- EXERCISE DIRECTIONS -
Lines containing the word "this" are the ones to copy from the records below.

- Items from a dataset -
┄┄┄┄┄┄┄┄┄┄┄┄┄┄┄┄┄┄┄┄
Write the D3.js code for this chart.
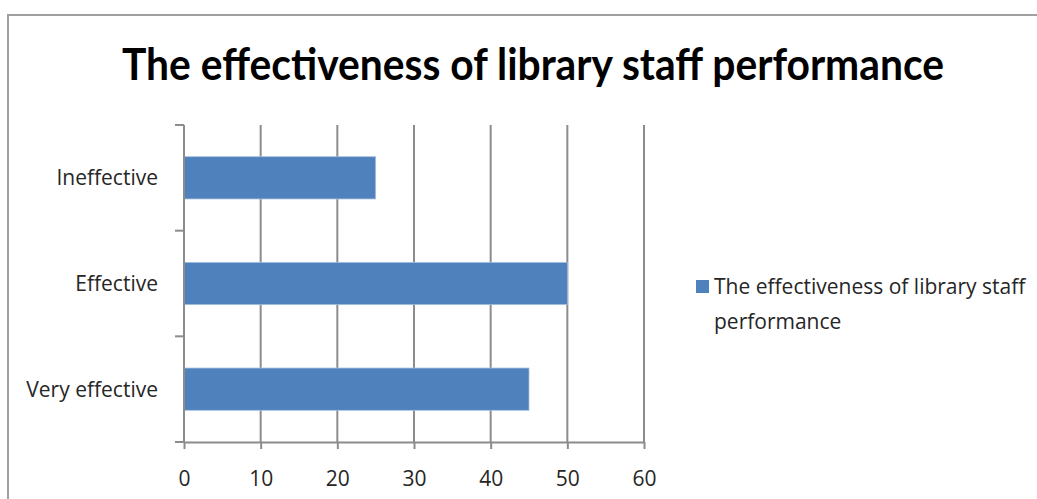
<!DOCTYPE html>
<html>
<head>
<meta charset="utf-8">
<script src="https://cdn.jsdelivr.net/npm/d3@7"></script>
<style>
  html, body { margin: 0; padding: 0; background: #fff; }
  svg { display: block; }
  text { font-family: "Open Sans", "Liberation Sans", sans-serif; }
  text.chart-title { font-family: Lato, "Open Sans", sans-serif; }
</style>
</head>
<body>
<svg id="chart" width="1037" height="499"></svg>
<script>
// Survey results: effectiveness of library staff performance
const categories = ["Very effective", "Effective", "Ineffective"];
const values = [45, 50, 25];
const xTicks = [0, 10, 20, 30, 40, 50, 60];
const chartTitle = "The effectiveness of library staff performance";
const seriesName = "The effectiveness of library staff performance";
const legendLines = ["The effectiveness of library staff", "performance"];

const svg = d3.select("#chart");
const W = 1037, H = 499;
const plot = { left: 184, right: 644, top: 125, bottom: 442 };
const barColor = "#4f81bd";
const gridColor = "#8c8c8c";
const labelColor = "#262626";

// Outer chart frame (only top and left edges fall inside the view)
svg.append("path")
  .attr("d", `M8,${H} L8,15 L${W},15`)
  .attr("fill", "none")
  .attr("stroke", "#a0a0a0")
  .attr("stroke-width", 2);

// Title
svg.append("text")
  .attr("class", "chart-title")
  .attr("x", 533).attr("y", 80)
  .attr("text-anchor", "middle")
  .attr("font-size", 43)
  .attr("font-weight", "bold")
  .attr("fill", "#000")
  .attr("textLength", 822)
  .attr("lengthAdjust", "spacingAndGlyphs")
  .text(chartTitle);

const x = d3.scaleLinear().domain([0, 60]).range([plot.left, plot.right]);
const y = d3.scaleBand().domain(categories).range([plot.bottom, plot.top]).padding(0);

// Vertical gridlines
svg.append("g").selectAll("line")
  .data(xTicks.filter(t => t > 0))
  .join("line")
  .attr("x1", d => x(d)).attr("x2", d => x(d))
  .attr("y1", plot.top).attr("y2", plot.bottom)
  .attr("stroke", gridColor).attr("stroke-width", 2);

// Bars
const barH = y.bandwidth() * 0.4;
svg.append("g").selectAll("rect")
  .data(categories.map((c, i) => ({ c, v: values[i] })))
  .join("rect")
  .attr("x", x(0))
  .attr("y", d => y(d.c) + (y.bandwidth() - barH) / 2)
  .attr("width", d => x(d.v) - x(0))
  .attr("height", barH)
  .attr("fill", barColor)
  .attr("stroke", "#a7bfdf")
  .attr("stroke-width", 0.8);

// X axis
const xAxis = svg.append("g")
  .attr("transform", `translate(0,${plot.bottom})`)
  .call(d3.axisBottom(x).tickValues(xTicks).tickSize(7).tickPadding(22).tickSizeOuter(0));
xAxis.select(".domain").attr("stroke", gridColor).attr("stroke-width", 2);
xAxis.selectAll(".tick line").attr("stroke", gridColor).attr("stroke-width", 2);
xAxis.selectAll(".tick text")
  .attr("font-size", 21).attr("fill", labelColor);

// Y axis: ticks on category boundaries, labels centred in bands
const yAxisG = svg.append("g");
yAxisG.append("line")
  .attr("x1", plot.left).attr("x2", plot.left)
  .attr("y1", plot.top).attr("y2", plot.bottom)
  .attr("stroke", gridColor).attr("stroke-width", 2);
const boundaries = categories.map(c => y(c)).concat([plot.bottom]);
yAxisG.selectAll("line.tick")
  .data(boundaries)
  .join("line")
  .attr("class", "tick")
  .attr("x1", plot.left - 9).attr("x2", plot.left)
  .attr("y1", d => d).attr("y2", d => d)
  .attr("stroke", gridColor).attr("stroke-width", 2);
yAxisG.selectAll("text")
  .data(categories)
  .join("text")
  .attr("x", 158)
  .attr("y", d => y(d) + y.bandwidth() / 2)
  .attr("dy", "0.35em")
  .attr("text-anchor", "end")
  .attr("font-size", 21)
  .attr("fill", labelColor)
  .text(d => d);

// Legend
const legend = svg.append("g").attr("aria-label", seriesName);
legend.append("rect")
  .attr("x", 696).attr("y", 280).attr("width", 13).attr("height", 13)
  .attr("fill", barColor);
legend.selectAll("text")
  .data(legendLines)
  .join("text")
  .attr("x", 714)
  .attr("y", (d, i) => 287 + i * 35)
  .attr("dy", "0.35em")
  .attr("font-size", 21)
  .attr("fill", labelColor)
  .text(d => d);
</script>
</body>
</html>
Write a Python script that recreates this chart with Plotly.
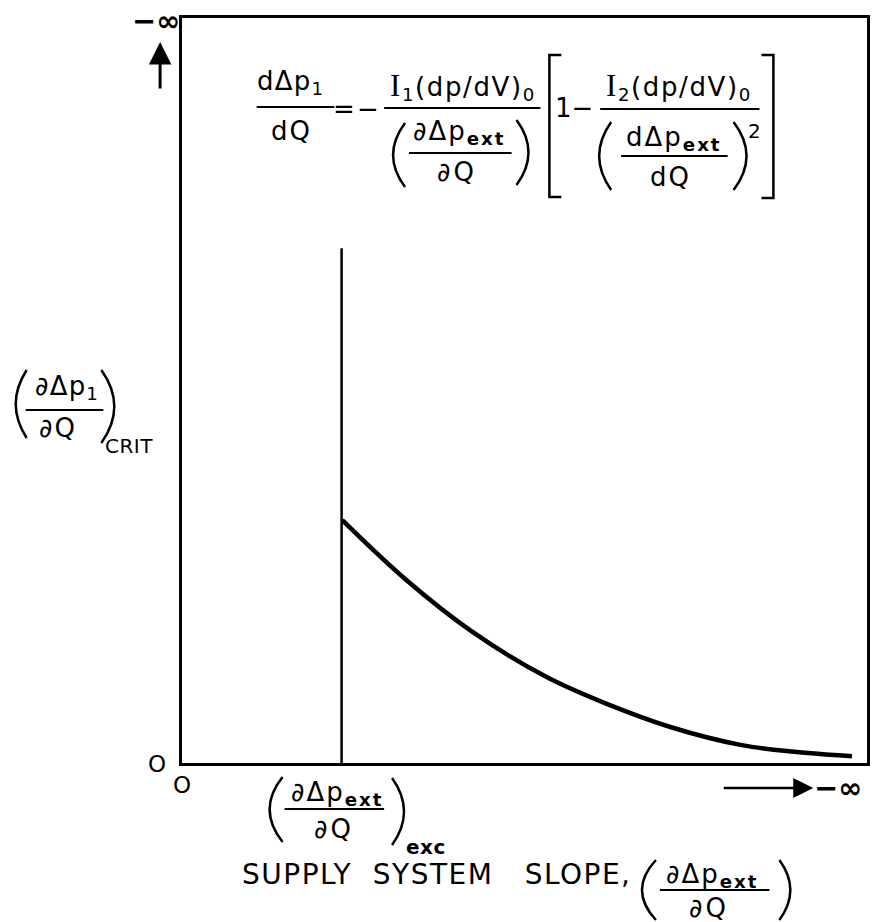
┄┄┄┄┄┄┄┄┄┄┄┄┄┄┄┄┄┄┄┄
- ANSWER -
Write the D3.js code for this chart.
Write a Python script that recreates this chart with Plotly.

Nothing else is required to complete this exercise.